Heat Waves

Heat Waves


India is about to witness an above-average heat wave conditions during this summer, as announced by the India Meteorological Department (IMD).


GS-01 GS-03 (Geophysical Phenomena, Climate Change)

Facts for Prelims:

  • Heat Index: It is a measure of how hot it feels when relative humidity is factored in with the actual air temperature. It is also known as the apparent temperature. The heat index is calculated using a formula that takes into account both the air temperature and the relative humidity.
  • India Meteorological Department:
    • It was established in 1875.
    • It works as an agency of the Ministry of Earth Sciences of the Government of India.
    • It is headquartered in New Delhi.

Dimensions of the Article:

  • Heat Wave
  • IMD’s Criteria for Heat Wave Declaration in India
  • Classification Based on Deviation from Normal
  • Topic Overview: Why in news?
  • Causes of the Issue
  • Suggested Measures

Heat Wave:

  • It is also described as extreme heat.
  • They denote long lasting periods of extremely hot weather, posing adverse effects on human health, the environment, and the economy.
  • India is especially susceptible to heat waves considering its tropical climate, which have escalated in frequency and intensity in recent times.

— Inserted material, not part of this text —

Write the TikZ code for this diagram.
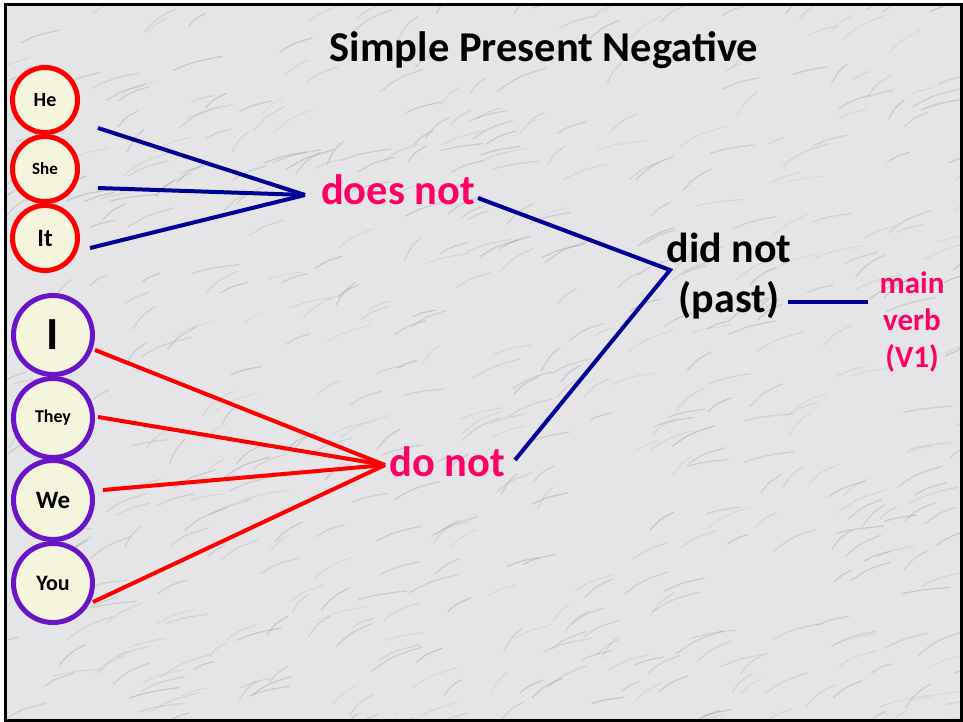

IMD’s Criteria for Heat Wave Declaration in India:

  • The Indian Meteorological Department (IMD) categorizes a heat wave if the maximum temperature of a region reaches 40°C or higher for plains and 30°C or higher for hilly areas.

Classification Based on Deviation from Normal:

  • Heat Wave: Deviation from normal temperature ranges from 4.5°C to 6.4°C.
  • Severe Heat Wave: Deviation from normal temperature exceeds 6.4°C.
  • Classification Based on Actual Maximum Temperature:
  • Heat Wave: Occurs when the actual maximum temperature equals or surpasses 45°C.
  • Severe Heat Wave: Occurs when the actual maximum temperature equals or surpasses 47°C.

Process of Formation:

  • It is formed when a high-pressure area in the upper atmosphere strengthens and remains over a region for several days lasting up to several weeks. This traps heat near the earth’s surface.

                                                                                               Source: Wikipedia

Topic Overview: Why in news?

  • The article – “Will India experience more heat wave days this summer?”, explores India’s impending heat wave conditions, their implications for power generation, and the environmental challenges posed by increased reliance on coal.
  • It underscores the urgency of addressing climate change-induced heat waves and the need for sustainable energy solutions.
  • Heat waves have significant socio-economic and environmental ramifications, impacting public health, agriculture, and energy infrastructure.
  • India’s vulnerability to heat waves underscores the critical importance of proactive measures to mitigate their adverse effects and ensure the resilience of communities and ecosystems.

Causes of the Issue:

  • Climate Change: As evidenced by a study published in April 2023 – Climate change is the main reason behind the increased frequency, intensity, and duration of heat waves. Rising temperatures due to global warming also contribute to more frequent and severe heat wave events, posing risks to human health and well-being.
  • El Niño Effect: The ongoing El Niño weather condition amplifies above-normal temperatures that induces occurrence of heat waves. Changes in sea surface temperatures and wind patterns associated with El Niño events influence atmospheric circulation, leading to heat extremes in various regions, including India.

Suggested Measures:

  • Renewable Energy Transition: Accelerating the transition to renewable energy sources, such as solar and wind power, can mitigate the reliance on coal and reduce greenhouse gas emissions. Investing in clean energy infrastructure and promoting renewable energy adoption will help decarbonize India’s power sector and mitigate climate risks.
  • Climate Adaptation Strategies: Implementing climate adaptation measures, including heat wave early warning systems, heat-resilient infrastructure, and urban green spaces, can enhance resilience to extreme heat events. Community-based initiatives, public awareness campaigns, and heat wave preparedness plans are essential for protecting vulnerable populations and reducing heat-related health risks.
  • Energy Efficiency: Enhancing energy efficiency and conservation measures can reduce electricity demand and mitigate the need for additional power generation during heat wave periods. Improving energy efficiency standards for appliances, buildings, and industrial processes will promote sustainable energy consumption and contribute to climate resilience.
  • International Cooperation: Collaborating with international partners on climate mitigation and adaptation efforts can leverage global expertise, technology transfer, and financial resources to address shared challenges. Participating in multilateral initiatives and agreements, such as the Paris Agreement, facilitates knowledge sharing and capacity building for climate action.